The interest in the sector also comes from this fact – Malaysia is highly reliant on fresh milk imports. In 2021, Malaysia imported almost 24 million liters of milk.
Given this and a growing demand for fresh milk, it is no surprise more companies are jumping on the milk bandwagon.
The latest to do so is Fraser & Neave Holdings Bhd (F&N), which announced a plan to venture into fresh milk production in Gemas, Negri Sembilan.
The beverage company, better known for its carbonated drinks and condensed milk, plans to buy Ladang Permai Damai Sdn Bhd, which will pave the way for F&N to make its foray into the fresh milk farming business.
F&N had been looking to embark on this business since 2019.
Its chief executive officer Lim Yew Hoe said owning fresh milk farms is part of the group’s long-term plan to be self-sufficient, achieve cost efficiency and reduce its carbon footprint.
Presently F&N imports liquid milk mainly from Australia for its milk-based products.
“The proposed acquisition is subject to the terms and conditions of the share sale agreement, including the government approvals to be obtained as conditions precedent to completion.
“More details of the project will be announced once they are completed,” he told reporters during the group’s financial results briefing for the first half ended March 31, 2022, on Thursday.
The proposed acquisition of Ladang Permai, for which F&N is proposing to pay RM215.59mil, will enable the group to enter the upstream fresh milk business for downstream production and distribution of fresh milk.
The acquisition includes eight parcels of agricultural leasehold land measuring an aggregate 2,726.48ha located in Gemas.
MIDF Research noted that the acquisition will be value-accretive for F&N.
“This will enable the F&N Group to own a vertical integration business and operations based on locally grown crops for feed to F&N’s dairy farm, which in turn will lower the value chain cost per liter.
“We think this will be beneficial for the group as it will be less dependent on imported milk for its production,” the research house said in a report.
This bodes well with F&N’s plans to mitigate increasing costs due to a spike in global commodity prices.
The proposed acquisition is expected to be completed by the third quarter of 2022.
F&N is currently sitting on RM1.8bil cash with almost zero debt level.
Milk self-sufficiency by 2025
Malaysia has set its sights on achieving 100% fresh milk self-sufficiency by 2025, according to the National Dairy Industry Development Programme.
However, the country’s fresh milk consumption has continuously outstripped production.
According to data from the Veterinary Services Department, the country’s milk consumption has increased to 68.2 million liters in 2021 from 56.6 million liters in 2015.Meanwhile, milk production was at 43.8mil liters in 2021 compared with 36.5 million liters in 2015.
Aside from F&N, other listed companies are also vying the market.
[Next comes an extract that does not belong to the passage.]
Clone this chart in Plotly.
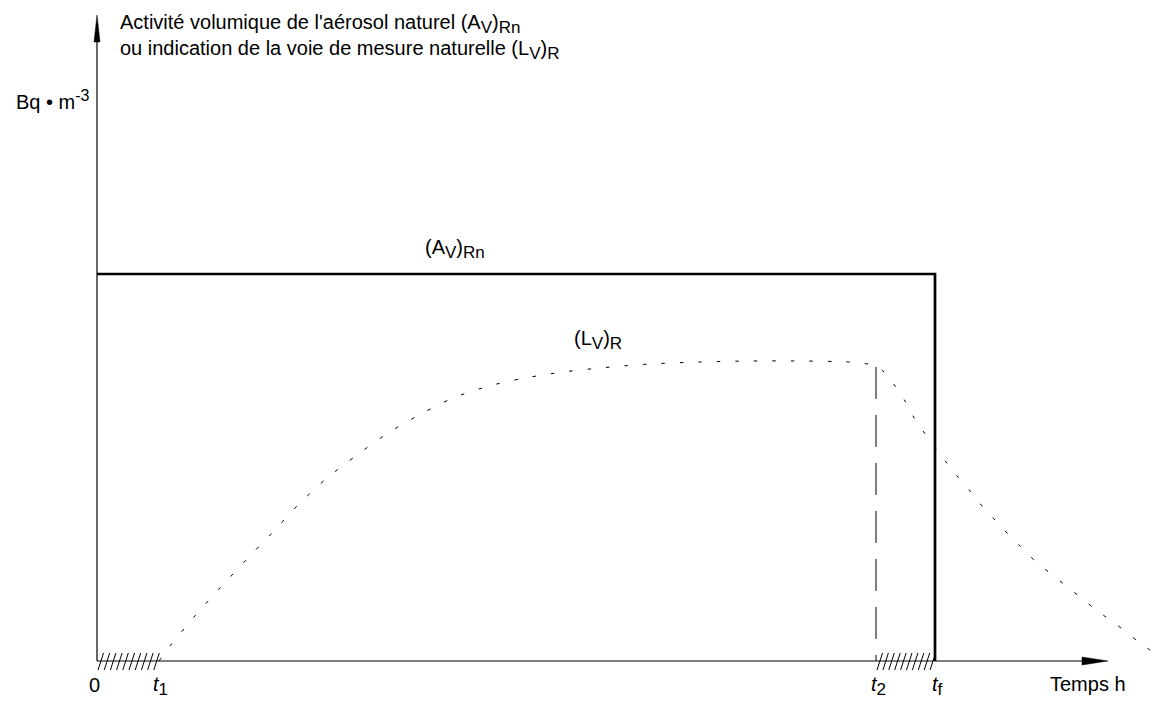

The world’s largest producer of crude palm oil FGV Holdings Bhd and animal health solution provider Rhone Ma Holdings Bhd have announced plans to venture into fresh milk farms.
There are two listed milk producers on Bursa Malaysia, namely, Dutch Lady Milk Industries and Farm Fresh. They are also market leaders in the milk market in Malaysia.
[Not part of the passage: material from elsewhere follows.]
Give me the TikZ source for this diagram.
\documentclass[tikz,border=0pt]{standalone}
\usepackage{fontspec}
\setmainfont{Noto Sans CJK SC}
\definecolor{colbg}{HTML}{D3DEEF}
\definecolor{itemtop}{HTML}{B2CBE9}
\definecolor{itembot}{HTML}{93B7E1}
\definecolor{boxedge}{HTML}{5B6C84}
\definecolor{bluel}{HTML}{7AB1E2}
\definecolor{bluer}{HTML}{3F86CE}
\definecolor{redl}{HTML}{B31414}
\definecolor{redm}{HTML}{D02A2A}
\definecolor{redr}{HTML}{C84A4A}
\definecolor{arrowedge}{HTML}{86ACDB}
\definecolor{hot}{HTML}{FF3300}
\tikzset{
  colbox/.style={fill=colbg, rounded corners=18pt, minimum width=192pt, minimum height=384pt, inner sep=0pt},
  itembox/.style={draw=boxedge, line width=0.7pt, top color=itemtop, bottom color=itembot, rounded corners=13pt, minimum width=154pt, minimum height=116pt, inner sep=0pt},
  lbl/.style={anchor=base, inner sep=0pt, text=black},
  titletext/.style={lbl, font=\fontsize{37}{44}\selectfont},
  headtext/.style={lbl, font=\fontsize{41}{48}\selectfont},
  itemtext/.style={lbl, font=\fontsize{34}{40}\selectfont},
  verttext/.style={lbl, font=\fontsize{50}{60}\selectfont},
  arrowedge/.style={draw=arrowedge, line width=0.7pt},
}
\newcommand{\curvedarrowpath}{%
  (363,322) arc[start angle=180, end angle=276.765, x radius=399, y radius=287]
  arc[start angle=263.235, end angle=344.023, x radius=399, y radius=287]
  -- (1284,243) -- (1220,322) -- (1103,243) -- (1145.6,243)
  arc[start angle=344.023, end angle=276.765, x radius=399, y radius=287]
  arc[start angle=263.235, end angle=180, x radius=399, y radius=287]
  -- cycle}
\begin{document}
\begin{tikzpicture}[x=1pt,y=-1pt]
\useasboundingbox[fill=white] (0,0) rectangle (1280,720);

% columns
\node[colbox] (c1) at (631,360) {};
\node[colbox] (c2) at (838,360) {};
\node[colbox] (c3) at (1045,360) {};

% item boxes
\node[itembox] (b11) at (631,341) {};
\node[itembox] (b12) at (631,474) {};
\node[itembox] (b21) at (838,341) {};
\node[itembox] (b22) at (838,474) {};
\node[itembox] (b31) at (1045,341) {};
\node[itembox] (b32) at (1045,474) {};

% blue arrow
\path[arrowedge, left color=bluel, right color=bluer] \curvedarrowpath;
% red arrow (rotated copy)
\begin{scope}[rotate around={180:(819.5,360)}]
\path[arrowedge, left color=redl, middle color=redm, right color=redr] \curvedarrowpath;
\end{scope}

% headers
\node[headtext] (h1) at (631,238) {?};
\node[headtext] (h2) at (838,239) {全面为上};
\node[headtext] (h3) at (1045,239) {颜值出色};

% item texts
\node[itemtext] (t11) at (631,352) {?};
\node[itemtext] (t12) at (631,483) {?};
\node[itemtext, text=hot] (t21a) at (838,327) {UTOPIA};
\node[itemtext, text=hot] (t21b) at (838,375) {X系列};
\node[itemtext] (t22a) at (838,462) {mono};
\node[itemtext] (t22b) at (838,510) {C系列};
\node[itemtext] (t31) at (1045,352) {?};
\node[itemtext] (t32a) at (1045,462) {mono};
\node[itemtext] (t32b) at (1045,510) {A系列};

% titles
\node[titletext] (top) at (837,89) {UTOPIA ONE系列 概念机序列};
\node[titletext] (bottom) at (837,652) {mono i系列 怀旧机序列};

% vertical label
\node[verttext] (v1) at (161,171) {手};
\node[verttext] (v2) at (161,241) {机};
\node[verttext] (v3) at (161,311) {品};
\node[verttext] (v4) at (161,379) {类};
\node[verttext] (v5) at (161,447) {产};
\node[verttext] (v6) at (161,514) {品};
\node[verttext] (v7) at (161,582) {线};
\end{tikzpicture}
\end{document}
Dutch Lady commands over 40% of the liquid milk market share in Malaysia, and about 24% of the overall dairy market.
Farm Fresh is the second-largest player in the ready-to-drink milk category commanding an 18% market share, according to Frost and Sullivan.
It is the market leader in the chilled ready-to-drink milk segment with a market share of 42%.
It is worth noting that Dutch Lady Malaysia does not own any dairy farm in Malaysia. Farm Fresh currently operates five farms in Malaysia with a total area of 2,829 acres and a herd size of 5,961 dairy cattle.
It is not only Malaysia that is facing a milk deficit. According to a report by Rabobank on Dairy Export Boom Beckons in Asean-6 – With a Push or Pull, the combined annual milk deficit of the Asean-6 – Indonesia, Malaysia, The Philippines, Singapore, Thailand and Vietnam – is expected to grow to 19 billion litres in 2030, up from an estimated 12.9 billion litres in 2020.
There are various reasons why there is a gap in the milk farming business.
High feed costs, limited farming area and competitive milk imports from Australia were among the factors that constrained the growth of the milk production industry in Malaysia.
Companies going into the milk farming business will need to achieve economies of scale and fork out significant capital expenditure.